Did he change his mind, or is he just doing the White House’s bidding?

In the past, he has made it clear that US military intervention could tip the balance of power in favor of Islamist rebels who don’t necessarily have the interests of the United States at heart.

What’s more, he has warned, any Pentagon foray directed by the president could have the unintended consequences of miring US troops more deeply in the Syrian conflict.

As lawmakers weigh options, “We must also understand risk,” Gen. Dempsey warned in a July letter in response to Sen. John McCain (R) of Arizona, which he was required to provide in order to be reconfirmed for his current position. “Once we take action, we should be prepared for what comes next. Deeper involvement is hard to avoid.”

This came after a testy exchange in which Dempsey speculated that perhaps Senator McCain blamed him for the decision not to act earlier in Syria.

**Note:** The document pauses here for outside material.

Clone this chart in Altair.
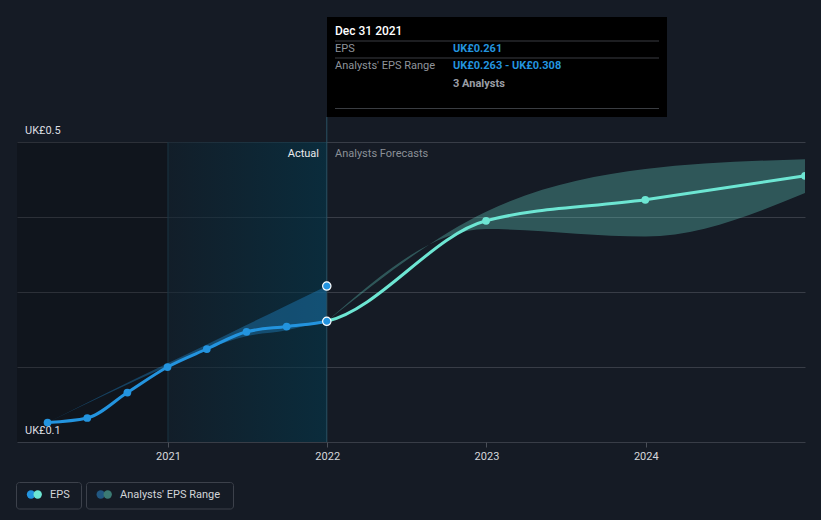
import altair as alt
import pandas as pd
from datetime import date

BG = "#151b25"
BLUE = "#2394df"
TEAL = "#6de6d3"
FONT = "Roboto"

# ---------------- data ----------------
actual_dates = ["2020-03-31", "2020-06-30", "2020-09-30", "2020-12-31",
                "2021-03-31", "2021-06-30", "2021-09-30", "2021-12-31"]
actual_eps = [0.126, 0.132, 0.166, 0.200, 0.224, 0.247, 0.254, 0.261]

past_range_dates = ["2020-03-31", "2020-12-31", "2021-03-31", "2021-06-30",
                    "2021-09-30", "2021-12-31"]
past_low = [0.126, 0.201, 0.224, 0.241, 0.249, 0.263]
past_high = [0.126, 0.205, 0.230, 0.256, 0.282, 0.308]

forecast_dates = ["2021-12-31", "2022-12-31", "2023-12-31", "2024-12-31"]
forecast_eps = [0.261, 0.395, 0.423, 0.455]
forecast_low = [0.261, 0.384, 0.374, 0.432]
forecast_high = [0.261, 0.407, 0.464, 0.477]

x_start = "2020-01-21"
x_end = "2024-12-31"
shade_split = "2021-01-01"
year_ticks = [2021, 2022, 2023, 2024]
y_ticks = [0.1, 0.2, 0.3, 0.4, 0.5]
y_labeled = [0.1, 0.5]
y_top = 0.6667

tooltip_date = "Dec 31 2021"
analyst_count = 3

# ---------------- scales / axes ----------------
def dt(s):
    y, m, d = (int(v) for v in s.split("-"))
    return alt.DateTime(year=y, month=m, date=d, utc=True)

xscale = alt.Scale(type="utc", domain=[dt(x_start), dt(x_end)])
yscale = alt.Scale(domain=[y_ticks[0], y_top], nice=False, zero=False)

xaxis = alt.Axis(
    values=[alt.DateTime(year=y, month=1, date=1, utc=True) for y in year_ticks],
    labelExpr="utcFormat(datum.value, '%Y')", grid=False, domain=False,
    ticks=True, tickColor="#4a4f58", tickSize=5, labelColor="#d5d7db",
    labelFontSize=11, labelFont=FONT, labelPadding=3, title=None,
)
yaxis = alt.Axis(
    values=y_ticks, grid=True, gridColor="#383d47", gridWidth=1, domain=False,
    ticks=False, labels=False, title=None,
)

def X(f):
    return alt.X(f"{f}:T", scale=xscale, axis=xaxis)

def X2(f):
    return alt.X2(f"{f}:T")

def Y(f):
    return alt.Y(f"{f}:Q", scale=yscale, axis=yaxis)

def Y2(f):
    return alt.Y2(f"{f}:Q")

# ---------------- frames ----------------
actual_df = pd.DataFrame({"date": actual_dates, "eps": actual_eps})
past_df = pd.DataFrame({"date": past_range_dates, "low": past_low, "high": past_high})
fc_df = pd.DataFrame({"date": forecast_dates, "eps": forecast_eps,
                      "low": forecast_low, "high": forecast_high})
line_df = pd.DataFrame({"date": actual_dates + forecast_dates[1:],
                        "eps": actual_eps + forecast_eps[1:]})

shade_df = pd.DataFrame({"start": [x_start], "mid": [shade_split],
                         "end": [actual_dates[-1]], "lo": [y_ticks[0]], "hi": [y_ticks[-1]]})

ylab_df = pd.DataFrame({"v": y_labeled, "t": [f"UK£{v:.1f}" for v in y_labeled]})

def d(s):
    return date.fromisoformat(s)

split_off = (d(actual_dates[-1]) - d(actual_dates[0])).days / (d(forecast_dates[-1]) - d(actual_dates[0])).days

# ---------------- layers ----------------
left_rect = alt.Chart(shade_df).mark_rect(fill="#000000", opacity=0.2).encode(
    x=X("start"), x2=X2("mid"), y=Y("lo"), y2=Y2("hi"))

grad_rect = alt.Chart(shade_df).mark_rect(
    opacity=0.6,
    fill=alt.LinearGradient(gradient="linear", x1=0, x2=1, y1=0, y2=0,
                            stops=[alt.GradientStop(color="#10202c", offset=0),
                                   alt.GradientStop(color="#03374b", offset=1)])
).encode(x=X("mid"), x2=X2("end"), y=Y("lo"), y2=Y2("hi"))

split_rule = alt.Chart(shade_df).mark_rule(color="#1b3542", strokeWidth=1).encode(
    x=X("mid"), y=Y("lo"), y2=Y2("hi"))

now_rule = alt.Chart(shade_df).mark_rule(color="#2a5263", strokeWidth=1).encode(
    x=X("end"), y=alt.value(100), y2=alt.value(425))

ylabels = alt.Chart(ylab_df).mark_text(
    align="left", baseline="alphabetic", dy=-8, font=FONT, fontSize=11,
    color="#dcdee1").encode(x=alt.value(8), y=Y("v"), text="t:N")

past_band = alt.Chart(past_df).mark_area(
    interpolate="monotone", fill=BLUE, opacity=0.35).encode(
    x=X("date"), y=Y("low"), y2=Y2("high"))

fc_band = alt.Chart(fc_df).mark_area(
    interpolate="monotone", fill=TEAL, opacity=0.3, clip=True).encode(
    x=X("date"), y=Y("low"), y2=Y2("high"))

eps_line = alt.Chart(line_df).mark_line(
    interpolate="monotone", strokeWidth=3, clip=True,
    stroke=alt.LinearGradient(gradient="linear", x1=0, x2=1, y1=0, y2=0,
                              stops=[alt.GradientStop(color=BLUE, offset=0),
                                     alt.GradientStop(color=BLUE, offset=split_off),
                                     alt.GradientStop(color=TEAL, offset=split_off),
                                     alt.GradientStop(color=TEAL, offset=1)])
).encode(x=X("date"), y=Y("eps"))

actual_pts = alt.Chart(actual_df.iloc[:-1]).mark_point(
    filled=True, size=60, color=BLUE, opacity=1).encode(x=X("date"), y=Y("eps"))

fc_pts = alt.Chart(fc_df.iloc[1:]).mark_point(
    filled=True, size=60, color=TEAL, opacity=1, clip=True).encode(x=X("date"), y=Y("eps"))

now_df = pd.DataFrame({"date": [actual_dates[-1]] * 2,
                       "v": [actual_eps[-1], past_high[-1]]})
now_pts = alt.Chart(now_df).mark_point(
    filled=True, size=70, fill=BLUE, stroke="white", strokeWidth=1.2, opacity=1).encode(
    x=X("date"), y=Y("v"))

one = pd.DataFrame({"k": [0]})

actual_lbl = alt.Chart(pd.DataFrame({"t": ["Actual"]})).mark_text(
    align="right", baseline="middle", font=FONT, fontSize=11, color="#e8eaed").encode(
    x=alt.value(302), y=alt.value(137), text="t:N")
fc_lbl = alt.Chart(pd.DataFrame({"t": ["Analysts Forecasts"]})).mark_text(
    align="left", baseline="middle", font=FONT, fontSize=11, color="#8b9097").encode(
    x=alt.value(318), y=alt.value(137), text="t:N")

# tooltip box
tip_box = alt.Chart(one).mark_rect(fill="#000000").encode(
    x=alt.value(310), x2=alt.value(650), y=alt.value(0), y2=alt.value(100))
tip_rules = [
    alt.Chart(one).mark_rule(color="#3a3d42", strokeWidth=1).encode(
        x=alt.value(318), x2=alt.value(642), y=alt.value(yy))
    for yy in (24, 41, 91.5)
]

def tip_text(t, x, y, color, weight="normal", size=11):
    return alt.Chart(pd.DataFrame({"t": [t]})).mark_text(
        align="left", baseline="middle", font=FONT, fontSize=size,
        color=color, fontWeight=weight).encode(
        x=alt.value(x), y=alt.value(y), text="t:N")

tip_texts = [
    tip_text(tooltip_date, 318, 14, "#ffffff", 500, 12),
    tip_text("EPS", 318, 32, "#8f949b"),
    tip_text(f"UK£{actual_eps[-1]:.3f}", 436, 32, BLUE, "bold"),
    tip_text("Analysts' EPS Range", 318, 49, "#8f949b"),
    tip_text(f"UK£{past_low[-1]:.3f} - UK£{past_high[-1]:.3f}", 436, 49, BLUE, "bold"),
    tip_text(f"{analyst_count} Analysts", 436, 66.5, "#9a9ea5", "bold"),
]

# legend
def legend_box(x0, x1):
    return alt.Chart(one).mark_rect(
        fill=BG, stroke="#3c414b", strokeWidth=1, cornerRadius=3).encode(
        x=alt.value(x0), x2=alt.value(x1), y=alt.value(465.5), y2=alt.value(492))

def legend_dot(x, color):
    return alt.Chart(one).mark_point(
        filled=True, size=70, color=color, opacity=1).encode(
        x=alt.value(x), y=alt.value(477.5))

def legend_text(t, x):
    return alt.Chart(pd.DataFrame({"t": [t]})).mark_text(
        align="left", baseline="middle", font=FONT, fontSize=11,
        color="#d2d5d9").encode(x=alt.value(x), y=alt.value(478), text="t:N")

legend = [
    legend_box(-0.5, 64.5), legend_dot(14, BLUE), legend_dot(20.7, TEAL),
    legend_text("EPS", 33),
    legend_box(69.5, 216.5), legend_dot(83.7, "#215781"), legend_dot(90.7, "#3b7a73"),
    legend_text("Analysts' EPS Range", 103),
]

chart = alt.layer(
    left_rect, grad_rect, split_rule, ylabels, past_band, fc_band, now_rule,
    eps_line, actual_pts, fc_pts, now_pts, actual_lbl, fc_lbl,
    tip_box, *tip_rules, *tip_texts, *legend,
).properties(
    width=788, height=425,
    padding={"left": 9, "top": 9, "right": 8, "bottom": 70},
    autosize=alt.AutoSizeParams(type="none"),
    background=BG,
).configure_view(stroke=None)

chart.save("out.html", embed_options={"renderer": "svg", "actions": False})

# dark page background around the chart (page margin)
with open("out.html", encoding="utf-8") as fh:
    html = fh.read()
html = html.replace("<head>", f"<head>\n<style>html, body {{ background: {BG}; }}</style>", 1)
with open("out.html", "w", encoding="utf-8") as fh:
    fh.write(html)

“Senator, somehow you’ve got me portrayed as the – you know, the one who’s holding back from our use of military force inside Syria,” he said. That decision, he noted, belongs to President Obama.

McCain had been advocating for the establishment of a no-fly zone, while Dempsey cautioned that the cost of such a move would be considerable – averaging as much as $1 billion per month – and likely have only a limited impact on violence in the country, since most of the civilian casualties are being caused by mortars, artillery, and missiles.

But with the recent increased confidence in the White House that Syrian leader Bashar al-Assad used chemical weapons against his people, the calculus has changed for many in Washington.